▸ Directions for this task:
Skip all pictures. Write out the data below from its first line through the line that contains "3.6, 4.63, 4.84];".

▸ Stored data:
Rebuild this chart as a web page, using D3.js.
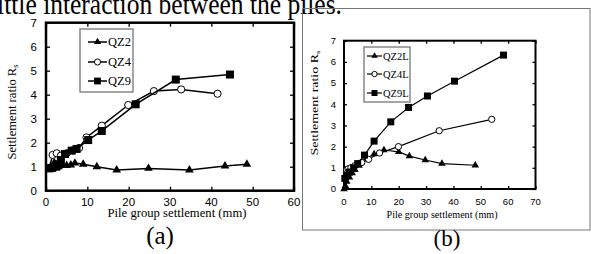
<!DOCTYPE html>
<html>
<head>
<meta charset="utf-8">
<script src="https://cdn.jsdelivr.net/npm/d3@7"></script>
<style>
  body { margin: 0; background: #fff; }
  svg { display: block; }
</style>
</head>
<body>
<div class="graphHere"></div>
<script>
// panel (a) data - settlement (mm) vs settlement ratio
var qz2X = [0.8, 1.5, 2, 2.5, 3, 4, 5, 6, 7, 9, 12.3, 17.1, 24.8, 34.7, 43.3, 48.6];
var qz2Y = [0.92, 0.95, 1.17, 1.05, 1.0, 1.05, 1.05, 1.07, 1.15, 1.1, 1.0, 0.86, 0.93, 0.86, 1.03, 1.1];
var qz4X = [0.8, 1.6, 2.6, 3.6, 5, 6.5, 8, 9.8, 13.5, 19.9, 26.1, 32.7, 41.5];
var qz4Y = [0.95, 1.49, 1.56, 1.46, 1.56, 1.68, 1.78, 2.22, 2.71, 3.57, 4.15, 4.22, 4.04];
var qz9X = [0.8, 1.5, 2.5, 3, 3.6, 4.6, 6.2, 7.4, 10.2, 13.5, 21.7, 31.4, 44.5];
var qz9Y = [0.93, 0.95, 1.0, 1.1, 1.28, 1.53, 1.67, 1.74, 2.11, 2.49, 3.6, 4.63, 4.84];

// panel (b) data
var qz2lX = [0, 0.5, 1, 2, 3, 4, 5.5, 8, 11, 14.6, 20, 23.9, 29.7, 35.8, 48];
var qz2lY = [0, 0.15, 0.35, 0.55, 0.75, 0.9, 1.1, 1.4, 1.65, 1.84, 1.75, 1.55, 1.37, 1.2, 1.12];
var qz4lX = [1, 1.5, 2.5, 4, 6.5, 9, 13, 19.9, 34.8, 54];
var qz4lY = [0.9, 0.95, 1.0, 1.1, 1.25, 1.4, 1.7, 2.0, 2.75, 3.29];
var qz9lX = [0.3, 1, 2, 3.5, 5, 7.5, 11, 17.1, 23.6, 30.5, 40.4, 58.3];
var qz9lY = [0.5, 0.65, 0.8, 1.0, 1.2, 1.6, 2.26, 3.17, 3.85, 4.39, 5.09, 6.32];

var xTicksA = [0, 10, 20, 30, 40, 50, 60];
var xTicksB = [0, 10, 20, 30, 40, 50, 60, 70];
var yTicks = [0, 1, 2, 3, 4, 5, 6, 7];

var serif = "'Liberation Serif', 'DejaVu Serif', serif";
var sans = "'Liberation Sans', Arial, sans-serif";

function pts(xs, ys){
  return xs.map(function(x, i){ return [x, ys[i]]; });
}

var svg = d3.select(".graphHere").append("svg")
  .attr("width", 591)
  .attr("height", 254);

// cropped caption line at the top
svg.append("text")
  .attr("x", -10).attr("y", 14)
  .attr("textLength", 352)
  .attr("lengthAdjust", "spacingAndGlyphs")
  .style("font-family", serif)
  .style("font-size", "30px")
  .text("little interaction between the piles.");

// outer box of panel (b)
svg.append("rect")
  .attr("x", 302.5).attr("y", 8.5)
  .attr("width", 287.5).attr("height", 221.5)
  .attr("fill", "none").attr("stroke", "#777").attr("stroke-width", 1);

function drawPanel(p){
  var x = d3.scaleLinear().domain([0, p.xMax]).range([p.left, p.right]);
  var y = d3.scaleLinear().domain([0, 7]).range([p.bottom, p.top]);
  var g = svg.append("g");

  // inner ticks on all four sides
  g.append("g").attr("transform", "translate(0," + p.bottom + ")")
    .call(d3.axisBottom(x).tickValues(p.xTicks).tickSizeInner(-p.tick).tickSizeOuter(0).tickFormat(""));
  g.append("g").attr("transform", "translate(0," + p.top + ")")
    .call(d3.axisTop(x).tickValues(p.xTicks).tickSizeInner(-p.tick).tickSizeOuter(0).tickFormat(""));
  g.append("g").attr("transform", "translate(" + p.left + ",0)")
    .call(d3.axisLeft(y).tickValues(yTicks).tickSizeInner(-p.tick).tickSizeOuter(0).tickFormat(""));
  g.append("g").attr("transform", "translate(" + p.right + ",0)")
    .call(d3.axisRight(y).tickValues(yTicks).tickSizeInner(-p.tick).tickSizeOuter(0).tickFormat(""));
  g.selectAll(".domain").remove();
  g.selectAll(".tick line").attr("stroke", "#000").attr("stroke-width", 1.3);

  g.append("rect")
    .attr("x", p.left).attr("y", p.top)
    .attr("width", p.right - p.left).attr("height", p.bottom - p.top)
    .attr("fill", "none").attr("stroke", "#000").attr("stroke-width", p.frame);

  // tick labels
  g.selectAll(".xl").data(p.xTicks).enter().append("text")
    .attr("x", function(d){ return x(d); })
    .attr("y", p.bottom + p.xLabGap)
    .attr("text-anchor", "middle")
    .style("font-family", sans)
    .style("font-size", p.tickFont + "px")
    .text(function(d){ return d; });
  g.selectAll(".yl").data(yTicks).enter().append("text")
    .attr("x", p.left - p.yLabGap)
    .attr("y", function(d){ return y(d) + p.tickFont * 0.36; })
    .attr("text-anchor", "end")
    .style("font-family", sans)
    .style("font-size", p.tickFont + "px")
    .text(function(d){ return d; });

  // axis titles
  g.append("text")
    .attr("x", p.xTitle[0]).attr("y", p.xTitle[1])
    .attr("text-anchor", "middle")
    .attr("textLength", p.xTitleLen).attr("lengthAdjust", "spacingAndGlyphs")
    .style("font-family", serif)
    .style("font-size", p.titleFont + "px")
    .text("Pile group settlement (mm)");
  var yt = g.append("text")
    .attr("transform", "translate(" + p.yTitle[0] + "," + p.yTitle[1] + ") rotate(-90)")
    .attr("text-anchor", "middle")
    .attr("textLength", p.yTitleLen).attr("lengthAdjust", "spacingAndGlyphs")
    .style("font-family", serif)
    .style("font-size", p.titleFont + "px");
  yt.append("tspan").text("Settlement ratio R");
  yt.append("tspan").attr("dy", 2).style("font-size", (p.titleFont * 0.65) + "px").text("s");

  // series
  var line = d3.line().x(function(d){ return x(d[0]); }).y(function(d){ return y(d[1]); });
  p.series.forEach(function(s){
    var data = pts(s.xs, s.ys);
    g.append("path").datum(data)
      .attr("d", line).attr("fill", "none")
      .attr("stroke", "#000").attr("stroke-width", p.lineW);
    drawMarks(g, data.map(function(d){ return [x(d[0]), y(d[1])]; }), s.mark, p.mk);
  });

  // legend
  var L = p.legend;
  g.append("rect")
    .attr("x", L.x).attr("y", L.y).attr("width", L.w).attr("height", L.h)
    .attr("fill", "#fff").attr("stroke", "#888").attr("stroke-width", 1.5);
  p.series.forEach(function(s, i){
    var ly = L.rows[i];
    g.append("line")
      .attr("x1", L.lx0).attr("x2", L.lx1).attr("y1", ly).attr("y2", ly)
      .attr("stroke", "#000").attr("stroke-width", p.lineW);
    drawMarks(g, [[(L.lx0 + L.lx1) / 2, ly]], s.mark, p.mk * 0.85);
    g.append("text")
      .attr("x", L.tx).attr("y", ly + L.font * 0.35)
      .style("font-family", serif)
      .style("font-size", L.font + "px")
      .text(s.name);
  });

  // panel caption
  svg.append("text")
    .attr("x", p.cap[0]).attr("y", p.cap[1])
    .attr("text-anchor", "middle")
    .style("font-family", serif)
    .style("font-size", p.capFont + "px")
    .text(p.capText);
}

function drawMarks(g, xy, mark, k){
  if(mark == "circle"){
    g.selectAll(null).data(xy).enter().append("circle")
      .attr("cx", function(d){ return d[0]; }).attr("cy", function(d){ return d[1]; })
      .attr("r", k * 0.45).attr("fill", "#fff").attr("stroke", "#000").attr("stroke-width", 1);
  } else {
    var sym = mark == "square" ? d3.symbolSquare : d3.symbolTriangle;
    var size = mark == "square" ? k * k : k * k * 0.5;
    g.selectAll(null).data(xy).enter().append("path")
      .attr("transform", function(d){ return "translate(" + d[0] + "," + d[1] + ")"; })
      .attr("d", d3.symbol().type(sym).size(size))
      .attr("fill", "#000");
  }
}

drawPanel({
  left: 46, right: 294, top: 22.7, bottom: 190.7, xMax: 60, xTicks: xTicksA,
  tick: 4, frame: 2.5, lineW: 1.5, mk: 8, tickFont: 11.5, xLabGap: 15.5, yLabGap: 9,
  titleFont: 12, xTitle: [177, 216.5], xTitleLen: 139, yTitle: [16, 112], yTitleLen: 95,
  cap: [160, 244], capFont: 25, capText: "(a)",
  series: [
    { name: "QZ2", xs: qz2X, ys: qz2Y, mark: "triangle" },
    { name: "QZ4", xs: qz4X, ys: qz4Y, mark: "circle" },
    { name: "QZ9", xs: qz9X, ys: qz9Y, mark: "square" }
  ],
  legend: { x: 80, y: 29, w: 53, h: 63, rows: [42, 62, 81], lx0: 88, lx1: 107, tx: 108, font: 12.5 }
});

drawPanel({
  left: 344, right: 535.5, top: 40.7, bottom: 189, xMax: 70, xTicks: xTicksB,
  tick: 3, frame: 2, lineW: 1.2, mk: 7, tickFont: 9.5, xLabGap: 15.5, yLabGap: 8,
  titleFont: 10, xTitle: [442, 218], xTitleLen: 111, yTitle: [318, 103], yTitleLen: 105,
  cap: [447, 246], capFont: 23, capText: "(b)",
  series: [
    { name: "QZ2L", xs: qz2lX, ys: qz2lY, mark: "triangle" },
    { name: "QZ4L", xs: qz4lX, ys: qz4lY, mark: "circle" },
    { name: "QZ9L", xs: qz9lX, ys: qz9lY, mark: "square" }
  ],
  legend: { x: 364, y: 47, w: 46, h: 55, rows: [56, 74, 93], lx0: 367, lx1: 382, tx: 383, font: 10.5 }
});
</script>
</body>
</html>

▸ Worked answer:
Rebuild this chart as a web page, using D3.js.
<!DOCTYPE html>
<html>
<head>
<meta charset="utf-8">
<script src="https://cdn.jsdelivr.net/npm/d3@7"></script>
<style>
  body { margin: 0; background: #fff; }
  svg { display: block; }
</style>
</head>
<body>
<div class="graphHere"></div>
<script>
// panel (a) data - settlement (mm) vs settlement ratio
var qz2X = [0.8, 1.5, 2, 2.5, 3, 4, 5, 6, 7, 9, 12.3, 17.1, 24.8, 34.7, 43.3, 48.6];
var qz2Y = [0.92, 0.95, 1.17, 1.05, 1.0, 1.05, 1.05, 1.07, 1.15, 1.1, 1.0, 0.86, 0.93, 0.86, 1.03, 1.1];
var qz4X = [0.8, 1.6, 2.6, 3.6, 5, 6.5, 8, 9.8, 13.5, 19.9, 26.1, 32.7, 41.5];
var qz4Y = [0.95, 1.49, 1.56, 1.46, 1.56, 1.68, 1.78, 2.22, 2.71, 3.57, 4.15, 4.22, 4.04];
var qz9X = [0.8, 1.5, 2.5, 3, 3.6, 4.6, 6.2, 7.4, 10.2, 13.5, 21.7, 31.4, 44.5];
var qz9Y = [0.93, 0.95, 1.0, 1.1, 1.28, 1.53, 1.67, 1.74, 2.11, 2.49, 3.6, 4.63, 4.84];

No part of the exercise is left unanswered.